2Өo (yansıma açısı) değerlerindeki azalma tabakalar arasındaki mesafe(d) değerlerindeki artışı gösterir. Yani 2Өo değeri büyük olan örneğin tabakalar arası mesafe değeri küçük olacaktır. Elde edilen bu sonuçları başka çalışmalardaki sonuçlarla kıyaslayacak olursak Na-MMT’in tabakalar arsındaki mesafesi (d) 9.6 Ao iken etanolamin ile modifiye edildikten sonra bu mesafe 14.26 Ao’ a ( %48.54 ), dietanol aminle modifiye edildikten sonra 13.94 Ao’a ( %45.2 ) yükselmiştir [3]. Diğer bir çalışmada ise dimetil benzil hidrojenat ile modifiye edildikten sonra Na- MMT’nin tabakalar arası mesafesi (d) 12 Ao’ dan 19.2 Ao

‘a ( %60 )yükselmiştir [56]. Diğer bir literatürde ise Na-MMT’nin tabakalar arası mesafesi (d) 12.8 Ao

iken metilen-bis-orto-kloro anilin ile modifiye edildikten sonra 15.1 Ao ‘a ( %18 ) yükselmiştir [55]

. N-etil pridinyum tetra floro borat ile modifiye edilen Na-MMT’nin tabakalar arası mesafesi ise 11.7 Ao’dan 14.1 Ao’a ( %20.5 ) yükselmiştir[29]

. Bu sonuçları bizim elde ettiğimiz iyonik sıvılarla modifiyeli organokillerle kıyasladığımız da kayda değer sonuçlar elde ettiğimiz aşikârdır.

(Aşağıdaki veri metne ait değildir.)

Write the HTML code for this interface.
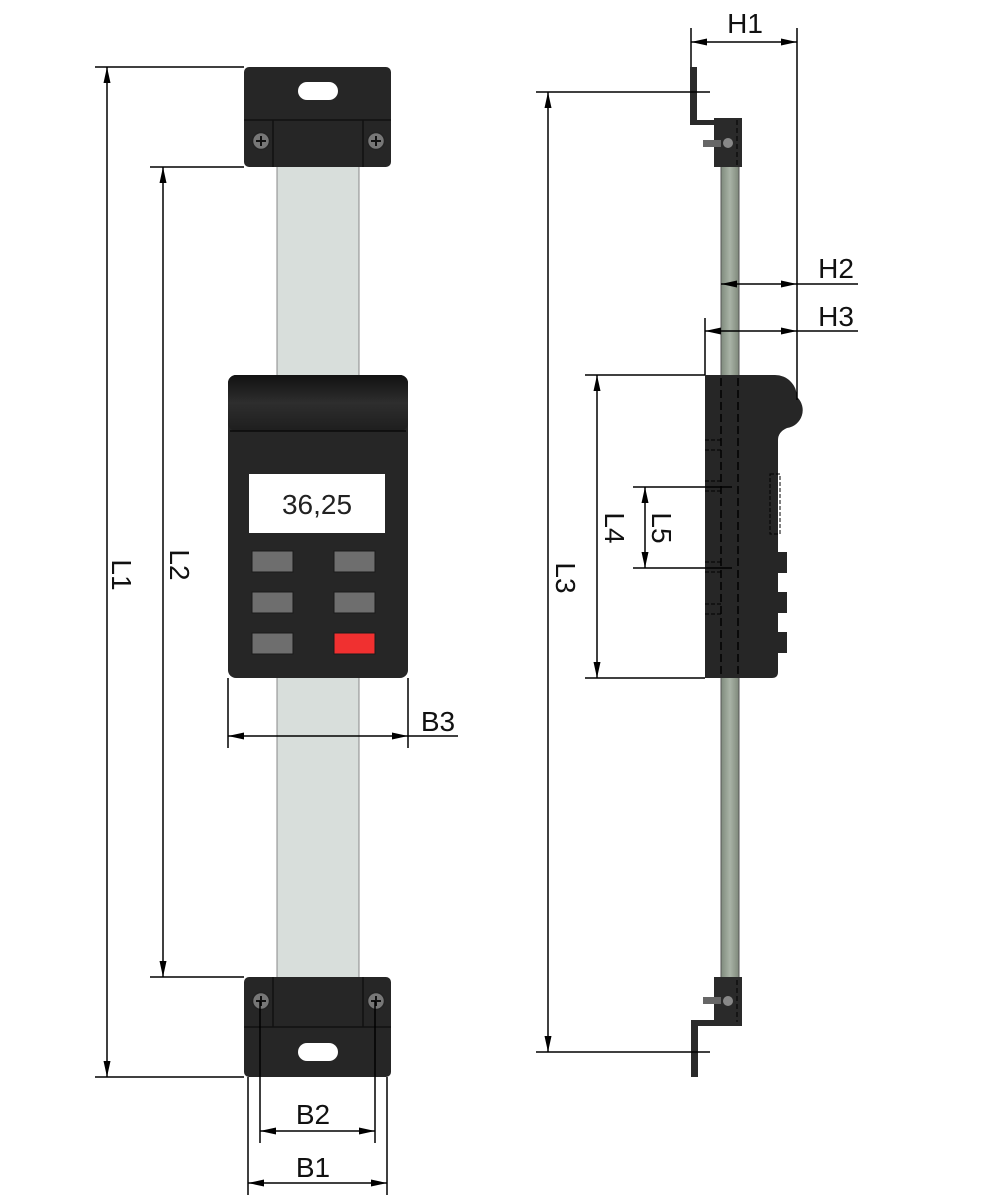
<!DOCTYPE html>
<html><head><meta charset="utf-8"><style>
html,body{margin:0;padding:0;background:#fff;}
svg{display:block;}
text{font-family:"Liberation Sans",sans-serif;font-size:28px;fill:#111;}
</style></head><body>
<svg width="1000" height="1200" viewBox="0 0 1000 1200" xmlns="http://www.w3.org/2000/svg">
<defs>
<marker id="a" viewBox="0 0 16 7" refX="16" refY="3.5" markerWidth="16" markerHeight="7" orient="auto-start-reverse" markerUnits="userSpaceOnUse"><path d="M0,0 L16,3.5 L0,7 z" fill="#000"/></marker>
<linearGradient id="tape" x1="0" x2="1"><stop offset="0" stop-color="#7e8a7c"/><stop offset="0.5" stop-color="#a9b3a6"/><stop offset="1" stop-color="#7e887a"/></linearGradient>
<linearGradient id="cap" x1="0" y1="0" x2="0" y2="1"><stop offset="0" stop-color="#111"/><stop offset="0.5" stop-color="#2e2e2e"/><stop offset="1" stop-color="#1e1e1e"/></linearGradient>
<g id="screw"><circle r="8.5" fill="#777" stroke="#222" stroke-width="1.5"/><path d="M-5,0H5M0,-5V5" stroke="#111" stroke-width="2"/></g>
</defs>

<!-- LEFT VIEW -->
<rect x="277" y="160" width="82" height="825" fill="#d8dedb" stroke="#888" stroke-width="1"/>
<rect x="244" y="67" width="147" height="100" rx="5" fill="#262626"/>
<line x1="244" y1="120" x2="391" y2="120" stroke="#111" stroke-width="1.5"/>
<line x1="273" y1="120" x2="273" y2="167" stroke="#111" stroke-width="1.5"/>
<line x1="363" y1="120" x2="363" y2="167" stroke="#111" stroke-width="1.5"/>
<rect x="298" y="82" width="40" height="18" rx="9" fill="#fff"/>
<use href="#screw" x="261" y="141"/><use href="#screw" x="376" y="141"/>
<rect x="244" y="977" width="147" height="100" rx="5" fill="#262626"/>
<line x1="244" y1="1027" x2="391" y2="1027" stroke="#111" stroke-width="1.5"/>
<line x1="273" y1="977" x2="273" y2="1027" stroke="#111" stroke-width="1.5"/>
<line x1="363" y1="977" x2="363" y2="1027" stroke="#111" stroke-width="1.5"/>
<rect x="298" y="1043" width="40" height="18" rx="9" fill="#fff"/>
<use href="#screw" x="261" y="1001"/><use href="#screw" x="376" y="1001"/>
<rect x="228" y="375" width="180" height="303" rx="8" fill="#262626"/>
<rect x="228" y="375" width="180" height="56" rx="8" fill="url(#cap)"/>
<line x1="230" y1="431" x2="406" y2="431" stroke="#0a0a0a" stroke-width="1.5"/>
<rect x="249" y="474" width="136" height="59" fill="#fff"/>
<text x="317" y="514" text-anchor="middle" style="font-size:28px;fill:#222">36,25</text>
<g fill="#6e6e6e" stroke="#1a1a1a" stroke-width="1">
<rect x="252" y="551" width="41" height="21"/><rect x="334" y="551" width="41" height="21"/>
<rect x="252" y="592" width="41" height="21"/><rect x="334" y="592" width="41" height="21"/>
<rect x="252" y="633" width="41" height="21"/>
</g>
<rect x="334" y="633" width="41" height="21" fill="#f03030" stroke="#1a1a1a"/>

<g stroke="#000" stroke-width="1.5" fill="none">
<line x1="95" y1="67" x2="244" y2="67"/><line x1="95" y1="1077" x2="244" y2="1077"/>
<line x1="107" y1="67" x2="107" y2="1077" marker-start="url(#a)" marker-end="url(#a)"/>
<line x1="150" y1="167" x2="244" y2="167"/><line x1="150" y1="977" x2="244" y2="977"/>
<line x1="163" y1="167" x2="163" y2="977" marker-start="url(#a)" marker-end="url(#a)"/>
<line x1="228" y1="678" x2="228" y2="748"/><line x1="408" y1="678" x2="408" y2="748"/>
<line x1="228" y1="736" x2="408" y2="736" marker-start="url(#a)" marker-end="url(#a)"/>
<line x1="408" y1="736" x2="458" y2="736"/>
<line x1="260" y1="1001" x2="260" y2="1143"/><line x1="375" y1="1001" x2="375" y2="1143"/>
<line x1="260" y1="1131" x2="375" y2="1131" marker-start="url(#a)" marker-end="url(#a)"/>
<line x1="248" y1="1077" x2="248" y2="1195"/><line x1="387" y1="1077" x2="387" y2="1195"/>
<line x1="248" y1="1183" x2="387" y2="1183" marker-start="url(#a)" marker-end="url(#a)"/>
</g>
<text transform="translate(112,575) rotate(90)" text-anchor="middle">L1</text>
<text transform="translate(170,565) rotate(90)" text-anchor="middle">L2</text>
<text x="438" y="731" text-anchor="middle">B3</text>
<text x="313" y="1124" text-anchor="middle">B2</text>
<text x="313" y="1177" text-anchor="middle">B1</text>

<!-- RIGHT VIEW -->
<rect x="721" y="160" width="18" height="825" fill="url(#tape)" stroke="#555" stroke-width="1"/>
<path d="M690,67 H697 V120 H714 V118 H742 V167 H714 V125 H690 Z" fill="#2a2a2a"/>
<rect x="703" y="140" width="18" height="7" fill="#666"/>
<circle cx="728" cy="143" r="5" fill="#888"/>
<line x1="737" y1="120" x2="737" y2="165" stroke="#000" stroke-dasharray="5,3"/>
<path d="M714,977 H742 V1026 H698 V1077 H691 V1020 H714 Z" fill="#2a2a2a"/>
<rect x="703" y="997" width="18" height="7" fill="#666"/>
<circle cx="728" cy="1001" r="5" fill="#888"/>
<line x1="737" y1="980" x2="737" y2="1022" stroke="#000" stroke-dasharray="5,3"/>
<path d="M705,375 H775 A22,22 0 0 1 797,397 A18,18 0 0 1 787,428 Q778,432 778,440 V672 Q778,678 772,678 H705 Z" fill="#262626"/>
<g stroke="#000" stroke-width="1.5" stroke-dasharray="8,4">
<line x1="721" y1="378" x2="721" y2="676"/><line x1="738" y1="378" x2="738" y2="676"/>
</g>
<g stroke="#000" stroke-width="1" stroke-dasharray="4,2">
<line x1="705" y1="440" x2="721" y2="440"/><line x1="705" y1="450" x2="721" y2="450"/>
<line x1="705" y1="481" x2="721" y2="481"/><line x1="705" y1="491" x2="721" y2="491"/>
<line x1="705" y1="562" x2="721" y2="562"/><line x1="705" y1="572" x2="721" y2="572"/>
<line x1="705" y1="604" x2="721" y2="604"/><line x1="705" y1="614" x2="721" y2="614"/>
<rect x="770" y="474" width="10" height="60" fill="none"/>
</g>
<g fill="#262626">
<rect x="778" y="552" width="9" height="21"/><rect x="778" y="592" width="9" height="21"/><rect x="778" y="632" width="9" height="21"/>
</g>

<g stroke="#000" stroke-width="1.5" fill="none">
<line x1="691" y1="28" x2="691" y2="67"/><line x1="797" y1="28" x2="797" y2="400"/>
<line x1="691" y1="42" x2="797" y2="42" marker-start="url(#a)" marker-end="url(#a)"/>
<line x1="721" y1="284" x2="797" y2="284" marker-start="url(#a)" marker-end="url(#a)"/>
<line x1="797" y1="284" x2="858" y2="284"/>
<line x1="705" y1="318" x2="705" y2="375"/>
<line x1="705" y1="331" x2="797" y2="331" marker-start="url(#a)" marker-end="url(#a)"/>
<line x1="797" y1="331" x2="858" y2="331"/>
<line x1="536" y1="92" x2="710" y2="92"/><line x1="536" y1="1052" x2="710" y2="1052"/>
<line x1="548" y1="92" x2="548" y2="1052" marker-start="url(#a)" marker-end="url(#a)"/>
<line x1="585" y1="375" x2="705" y2="375"/><line x1="585" y1="678" x2="705" y2="678"/>
<line x1="597" y1="375" x2="597" y2="678" marker-start="url(#a)" marker-end="url(#a)"/>
<line x1="633" y1="487" x2="732" y2="487"/><line x1="633" y1="568" x2="732" y2="568"/>
<line x1="645" y1="487" x2="645" y2="568" marker-start="url(#a)" marker-end="url(#a)"/>
</g>
<text x="745" y="33" text-anchor="middle">H1</text>
<text x="836" y="278" text-anchor="middle">H2</text>
<text x="836" y="326" text-anchor="middle">H3</text>
<text transform="translate(556,578) rotate(90)" text-anchor="middle">L3</text>
<text transform="translate(605,528) rotate(90)" text-anchor="middle">L4</text>
<text transform="translate(652,528) rotate(90)" text-anchor="middle">L5</text>
</svg>
</body></html>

Özellikle bunlardan, modifiye edici olarak iyonik sıvıların kullanıldığı 29 nolu literatürün içeriği çalışmamıza en yakın olanıdır. Bu çalışmada, organokilin tabakalar arası mesafesi ham kile göre maksimum %20.5 artmışken bizim hazırladığımız organokillerde, bunun iki katından daha fazla %43.6’lık bir değer elde edildi.

Yukarıdaki sonuçlardan yola çıkarak şekil 8.1.14 ve şekil 8.1.15 grafiklerinde de görüldüğü gibi, iyonik sıvıların, modifiye edilmiş killerin tabakalar arası mesafesini artırıcı etkileri kıyaslanacak olursa IL-3 > IL-1 > IL-2 sonucu çıkar. Bunun nedeni IL-3 ‘ün, daha uzun oktil alkil grubunu bulundurması IL-2 ve IL-1’e göre daha büyük molekül boyutuna sahip oluşu bu durumu açıklamaktadır. IL-2 ve IL-1 iyonik sıvılarla modifiyeli örneklerin tabakalar arası mesafenin birbirine yakın çıkmasının sebebi ise molekül boyutlarının birbirine çok yakın olmasından kaynaklanmakta olduğunu düşünmekteyiz.

Sonuç olarak, XRD analiziyle elde edilen verilerin daha önce yorumlanan FTIR ve TGA sonuçlarıyla da uyumlu olduğunu ve modifikasyonda kullanılan iyonik sıvıların var olan ham kilin tabakalar arasına girerek mesafeyi artırdığını söyleyebiliriz.